Milstead took copious notes at Vivace and elsewhere, enough to fill an industrial--size Moleskine notebook. He had money saved; his mother and father, themselves small-business owners, offered to help. Soon a private investor came on board, and in December 2010 the award-winning barista left Urban Coffee Lounge to devote himself to his new project. He considered 15 prospective properties in Greenlake, Ballard, and Queen Anne, until he found a just-vacated space on North 34th Street. There was no trial lease; he signed a multiyear deal. 

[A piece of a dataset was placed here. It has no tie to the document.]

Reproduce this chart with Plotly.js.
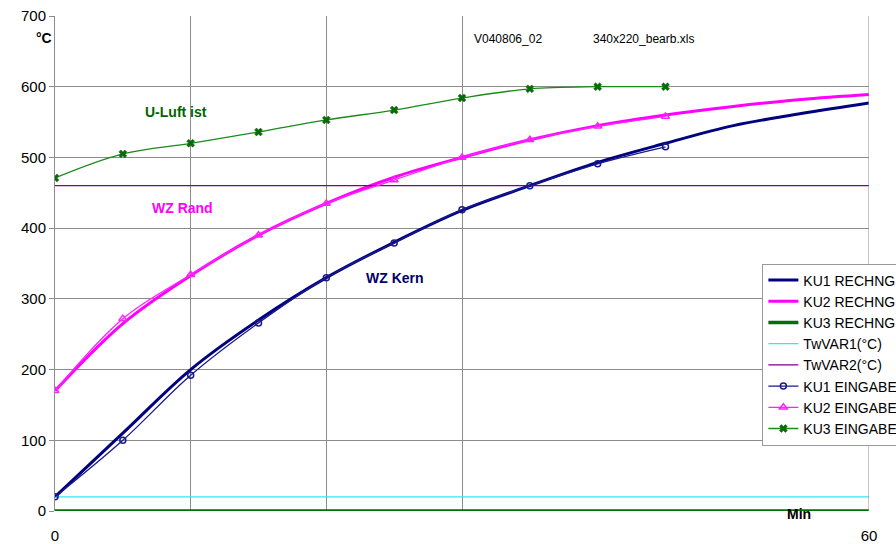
<!DOCTYPE html>
<html><head><meta charset="utf-8">
<script src="https://cdn.plot.ly/plotly-3.0.1.min.js"></script>
<style>html,body{margin:0;padding:0;background:#fff}#chart{width:896px;height:544px}</style>
</head><body><div id="chart"></div>
<script>
const xCalc = [0,5,10,15,20,25,30,35,40,45,50,55,60];
const xInput = [0,5,10,15,20,25,30,35,40,45];
const ku1Calc = [20,110,200,270,330,380,425,460,493,520,545,562,577];
const ku2Calc = [170,265,333,390,435,472,500,525,545,560,572,582,589];
const ku3Calc = [0,0,0,0,0,0,0,0,0,0,0,0,0];
const twVar1 = [20,20,20,20,20,20,20,20,20,20,20,20,20];
const twVar2 = [460,460,460,460,460,460,460,460,460,460,460,460,460];
const ku1Input = [20,100,192,266,330,379,426,460,491,515];
const ku2Input = [170,272,334,390,435,468,500,525,544,558];
const ku3Input = [471,505,520,536,553,567,584,597,600,600];
const names = ["KU1 RECHNG","KU2 RECHNG","KU3 RECHNG","TwVAR1(°C)","TwVAR2(°C)","KU1 EINGABE","KU2 EINGABE","KU3 EINGABE"];
const xTickVals = [0,10,20,30,60];
const xTickText = ["0","","","","60"];
const yTickVals = [0,100,200,300,400,500,600,700];

const F = "Liberation Sans, Arial, sans-serif";
const traces = [
  {x:xCalc,y:ku1Calc,name:names[0],mode:'lines',line:{color:'#000080',width:3,shape:'spline'}},
  {x:xCalc,y:ku2Calc,name:names[1],mode:'lines',line:{color:'#ff00ff',width:3,shape:'spline'}},
  {x:xCalc,y:ku3Calc,name:names[2],mode:'lines',line:{color:'#007000',width:3.5}},
  {x:xCalc,y:twVar1,name:names[3],mode:'lines',line:{color:'#33e6f0',width:1.2}},
  {x:xCalc,y:twVar2,name:names[4],mode:'lines',line:{color:'#800080',width:1.2}},
  {x:xInput,y:ku1Input,name:names[5],mode:'lines+markers',line:{color:'#1a1a8c',width:1.3,shape:'spline'},marker:{symbol:'circle-open',size:6,color:'#1a1a8c',line:{width:1.5}}},
  {x:xInput,y:ku2Input,name:names[6],mode:'lines+markers',line:{color:'#ff22ff',width:1.3,shape:'spline'},marker:{symbol:'triangle-up-open',size:7,color:'#ff22ff',line:{width:1.5}}},
  {x:xInput,y:ku3Input,name:names[7],mode:'lines+markers',line:{color:'#1a8a1a',width:1.3,shape:'spline'},marker:{symbol:'x',size:7,color:'#0a6a0a',line:{width:0.5,color:'#0a6a0a'}}}
];
const ann = (x,y,text,color,size,bold,xanchor) => ({x:x,y:y,xref:'x',yref:'y',text:bold?'<b>'+text+'</b>':text,showarrow:false,font:{family:F,size:size,color:color},xanchor:xanchor||'left'});
const layout = {
  width:896,height:544,
  margin:{l:55,r:27,t:16,b:33,autoexpand:false},
  paper_bgcolor:'#fff',plot_bgcolor:'#fff',
  font:{family:F,size:15,color:'#000'},
  showlegend:true,
  legend:{x:0.869,y:0.5,xanchor:'left',yanchor:'top',bgcolor:'#fff',bordercolor:'#999',borderwidth:1,font:{family:F,size:14,color:'#000'},itemwidth:30,tracegroupgap:0},
  xaxis:{range:[0,60],tickvals:xTickVals,ticktext:xTickText,showgrid:true,gridcolor:'#8c8c8c',gridwidth:1,zeroline:false,showline:false,ticks:'',ticklabelstandoff:14,tickfont:{family:F,size:15},fixedrange:true},
  yaxis:{range:[0,700],tickvals:yTickVals,showgrid:true,gridcolor:'#8c8c8c',gridwidth:1,zeroline:false,showline:true,linecolor:'#8c8c8c',linewidth:1,ticks:'outside',ticklen:5,tickcolor:'#8c8c8c',tickfont:{family:F,size:15},fixedrange:true},
  shapes:[{type:'line',xref:'x',yref:'y',x0:60,x1:60,y0:0,y1:700,line:{color:'#8c8c8c',width:1}}],
  annotations:[
    ann(6.5,564,'U-Luft ist','#006400',14,true),
    ann(7,429,'WZ Rand','#ff00ff',14,true),
    ann(22.8,330,'WZ Kern','#000066',14,true),
    ann(30.7,667,'V040806_02','#000',12,false),
    ann(39.5,667,'340x220_bearb.xls','#000',12,false),
    {x:55.9,y:0,xref:'x',yref:'paper',text:'<b>Min</b>',showarrow:false,xanchor:'right',yanchor:'middle',yshift:-3,font:{family:F,size:14,color:'#000'}},
    {x:0,y:669,xref:'x',yref:'y',text:'<b>°C</b>',showarrow:false,xanchor:'right',font:{family:F,size:14,color:'#000'},xshift:-1}
  ]
};
Plotly.newPlot('chart',traces,layout,{displayModeBar:false,staticPlot:true});
</script></body></html>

Milstead and Co. opened its doors on September 13, 2011, with beans sourced from a platoon of industry leading roasters, including Stumptown Coffee Roasters, Intelligentsia Coffee and Tea, and Heart Coffee Roasters. On a recent visit, Milstead pulled a shot of Kenya Ndumberi from Portland-based Heart,  a coffee dominated by flavors of cherry, cocoa, and plum. It tasted like melted chocolate with a dash of sweet Cheerwine soda—which is to say, spectacular. Milstead considers this to be one of the top two coffees he’s ever served, but it wouldn’t be around for long. While consumers are increasingly aware that the best tomatoes, rhubarb, or even oysters are only found within a certain season, Milstead might casually mention to a curious customer that coffees from Kenya are at their best in the fall. 

Milstead and his staff spend hours tasting and evaluating new coffees—both the challenge of this approach and the reason he does it in the first place. Of course, this rotating menu comes with complications, and some opinionated regulars. “People will call BS on you,” he says. “You have to be able to explain to people that the coffee they enjoyed yesterday is gone for the season, and talk to them about what they might like instead.” It’s a role that sounds more sommelier than barista. Forty years ago, this city helped thrust words like latte and Americano into the nation’s vernacular, and since then the beverage has become more routine than adventure. But here, under the Aurora bridge, this mild-mannered man keeps Seattle on the coffee forefront.